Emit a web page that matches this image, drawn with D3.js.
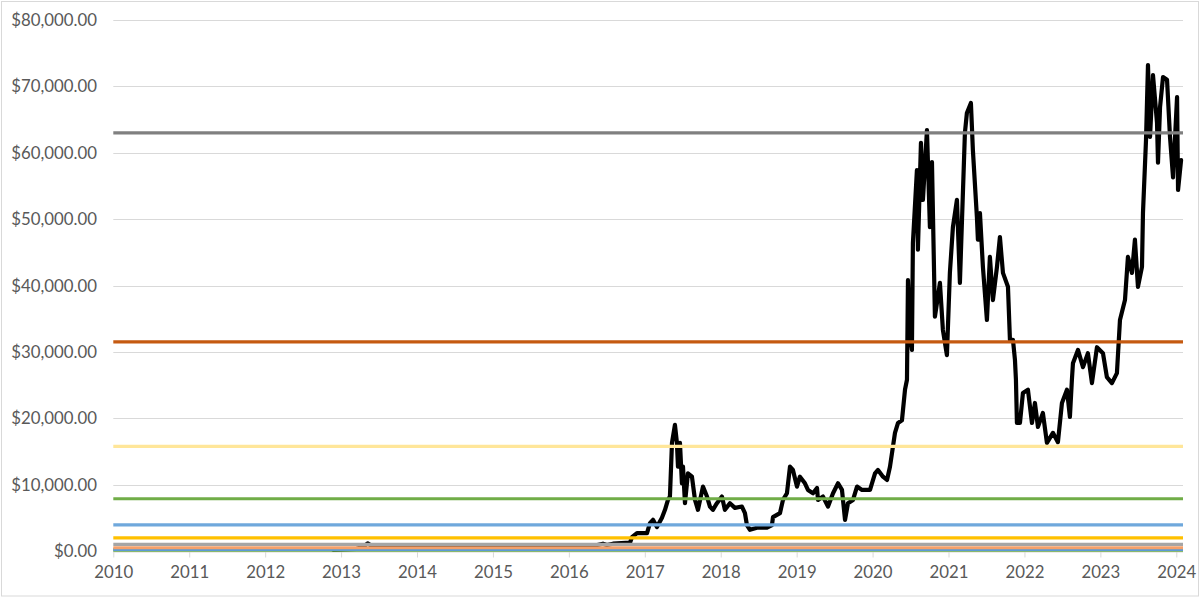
<!DOCTYPE html>
<html>
<head>
<meta charset="utf-8">
<script src="https://cdn.jsdelivr.net/npm/d3@7"></script>
<style>
  html, body { margin: 0; padding: 0; background: #fff; }
  svg { display: block; }
  text { font-family: Lato, "Open Sans", sans-serif; }
</style>
</head>
<body>
<svg id="chart" width="1200" height="598"></svg>
<script>
// Decimal year positions of the price series (as placed on the chart's axis)
const priceYears = [
  2012.9, 2013.2, 2013.3, 2013.35, 2013.4, 2013.5, 2013.7,
  2014.0, 2014.5, 2015.0, 2015.5, 2015.9, 2016.3, 2016.449, 2016.5, 2016.581, 2016.805,
  2016.831, 2016.897, 2017.029, 2017.068, 2017.108, 2017.160, 2017.226, 2017.266, 2017.305,
  2017.331, 2017.358, 2017.397, 2017.423, 2017.437, 2017.463, 2017.489, 2017.503, 2017.529,
  2017.568, 2017.621, 2017.661, 2017.700, 2017.766, 2017.819, 2017.858, 2017.897, 2017.950,
  2018.016, 2018.055, 2018.121, 2018.187, 2018.279, 2018.319, 2018.345, 2018.385, 2018.477,
  2018.609, 2018.675, 2018.688, 2018.780, 2018.820, 2018.872, 2018.912, 2018.951, 2019.004,
  2019.043, 2019.109, 2019.149, 2019.215, 2019.268, 2019.281, 2019.347, 2019.413, 2019.479,
  2019.545, 2019.597, 2019.637, 2019.676, 2019.742, 2019.795, 2019.861, 2019.966, 2020.032,
  2020.071, 2020.137, 2020.190, 2020.229, 2020.295, 2020.335, 2020.387, 2020.427, 2020.453,
  2020.466, 2020.493, 2020.518, 2020.531, 2020.584, 2020.597, 2020.637, 2020.663, 2020.716,
  2020.755, 2020.782, 2020.821, 2020.887, 2020.926, 2020.979, 2021.018, 2021.058, 2021.111,
  2021.150, 2021.216, 2021.242, 2021.295, 2021.321, 2021.374, 2021.387, 2021.414, 2021.453,
  2021.506, 2021.545, 2021.585, 2021.638, 2021.677, 2021.717, 2021.783, 2021.809, 2021.849,
  2021.875, 2021.888, 2021.901, 2021.941, 2021.980, 2022.046, 2022.099, 2022.138, 2022.178,
  2022.243, 2022.296, 2022.375, 2022.441, 2022.494, 2022.560, 2022.599, 2022.625, 2022.639,
  2022.705, 2022.771, 2022.836, 2022.889, 2022.955, 2023.034, 2023.086, 2023.152, 2023.218,
  2023.258, 2023.324, 2023.363, 2023.416, 2023.455, 2023.495, 2023.548, 2023.561, 2023.601,
  2023.627, 2023.654, 2023.693, 2023.746, 2023.759, 2023.786, 2023.825, 2023.878, 2023.917,
  2023.957, 2024.010, 2024.023, 2024.063
];
// Price in USD at each position above
const priceValues = [
  150, 300, 700, 1150, 800, 700, 700,
  750, 650, 650, 680, 700, 720, 1100, 900, 1100, 1250,
  2100, 2700, 2700, 4200, 4700, 3600, 5000, 6200, 7700,
  8200, 16300, 19000, 16300, 12700, 16300, 10200, 12700, 7200,
  11700, 11200, 7700, 6200, 9700, 8200, 6700, 6200, 7200,
  8200, 6200, 7200, 6500, 6700, 5700, 3900, 3200, 3500,
  3500, 3900, 5100, 5700, 7700, 8700, 12700, 12200, 9700,
  11200, 10200, 9200, 8700, 9500, 7700, 8200, 6700, 8700,
  10200, 9200, 4700, 7200, 7700, 9700, 9200, 9200, 11700,
  12200, 11200, 10700, 12700, 17800, 19300, 19700, 24300, 25800,
  40800, 33000, 30300, 46400, 57400, 45400, 61500, 52900, 63400,
  48800, 58600, 35300, 40400, 33300, 29500, 41900, 48800, 52900,
  40400, 63000, 66000, 67500, 60400, 50300, 46900, 50900, 42800,
  34800, 44300, 37800, 42800, 47300, 41900, 39800, 31800, 31800,
  28800, 25800, 19300, 19300, 23800, 24300, 19300, 22300, 18700,
  20800, 16300, 17800, 16400, 22300, 24300, 20200, 25800, 28300,
  30300, 27700, 29800, 25300, 30700, 29800, 26200, 25300, 26800,
  34800, 37800, 44300, 41900, 46900, 39800, 42800, 50900, 61900,
  73200, 62400, 71700, 64500, 58500, 66900, 71400, 71000, 62400,
  56300, 68400, 54400, 58900
];
// Horizontal reference levels (each half of the one above) and their colours
const levelValues = [63000, 31500, 15750, 7875, 3937.5, 1968.75, 984.375, 492.1875, 246.09375, 123.046875];
const levelColors = ["#808080", "#C55A11", "#FFE699", "#70AD47", "#6FA8DC", "#FFC000", "#A5A5A5", "#F4A06A", "#5B9BD5", "#70AD47"];
// Axis ticks
const yTicks = [0, 10000, 20000, 30000, 40000, 50000, 60000, 70000, 80000];
const xTicks = [2010, 2011, 2012, 2013, 2014, 2015, 2016, 2017, 2018, 2019, 2020, 2021, 2022, 2023, 2024];

const svg = d3.select("#chart");
const W = 1200, H = 598;

// outer border
svg.append("rect").attr("x", 1.5).attr("y", 1.5).attr("width", W - 3).attr("height", H - 3.5)
  .attr("fill", "#fff").attr("stroke", "#d9d9d9").attr("stroke-width", 1);

const plotLeft = 113.3, plotRight = 1183;
const x = d3.scaleLinear().domain([2010, 2024]).range([113.3, 1176.3]);
const y = d3.scaleLinear().domain([0, 80000]).range([551, 20]);

// gridlines
svg.append("g").selectAll("line").data(yTicks).join("line")
  .attr("x1", plotLeft).attr("x2", plotRight)
  .attr("y1", d => Math.round(y(d)) + 0.5).attr("y2", d => Math.round(y(d)) + 0.5)
  .attr("stroke", "#d9d9d9").attr("stroke-width", 1);

// y labels
const yFmt = d3.format("$,.2f");
svg.append("g").selectAll("text").data(yTicks).join("text")
  .attr("x", 97).attr("y", d => y(d)).attr("dy", "0.36em")
  .attr("text-anchor", "end").attr("font-size", 16.8).attr("fill", "#595959")
  .text(d => yFmt(d));

// x axis ticks and labels
const xAxis = d3.axisBottom(x).tickValues(xTicks).tickFormat(d3.format("d")).tickSize(6).tickPadding(9);
const gx = svg.append("g").attr("transform", `translate(0,${551.5})`).call(xAxis);
gx.select(".domain").attr("d", `M${plotLeft},0.5H${plotRight}`).attr("stroke", "#d9d9d9");
gx.selectAll(".tick line").attr("stroke", "#d9d9d9");
gx.selectAll(".tick text").attr("font-size", 16.8).attr("fill", "#595959").attr("font-family", "Lato, 'Open Sans', sans-serif");

// price line
const pts = priceYears.map((yr, i) => [yr, priceValues[i]]);
const line = d3.line().x(d => x(d[0])).y(d => y(d[1]));
svg.append("path").datum(pts).attr("d", line)
  .attr("fill", "none").attr("stroke", "#000").attr("stroke-width", 4.2)
  .attr("stroke-linejoin", "round").attr("stroke-linecap", "round");

// level lines (drawn on top)
const levels = levelValues.map((v, i) => ({ v, c: levelColors[i] }));
svg.append("g").selectAll("line").data(levels.slice().reverse()).join("line")
  .attr("x1", plotLeft).attr("x2", plotRight)
  .attr("y1", d => y(d.v)).attr("y2", d => y(d.v))
  .attr("stroke", d => d.c).attr("stroke-width", 3.2);
</script>
</body>
</html>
============================================================
Every line in the data above that contains "drawn" needs to be copied.

Emit a web page that matches this image, drawn with D3.js.
// level lines (drawn on top)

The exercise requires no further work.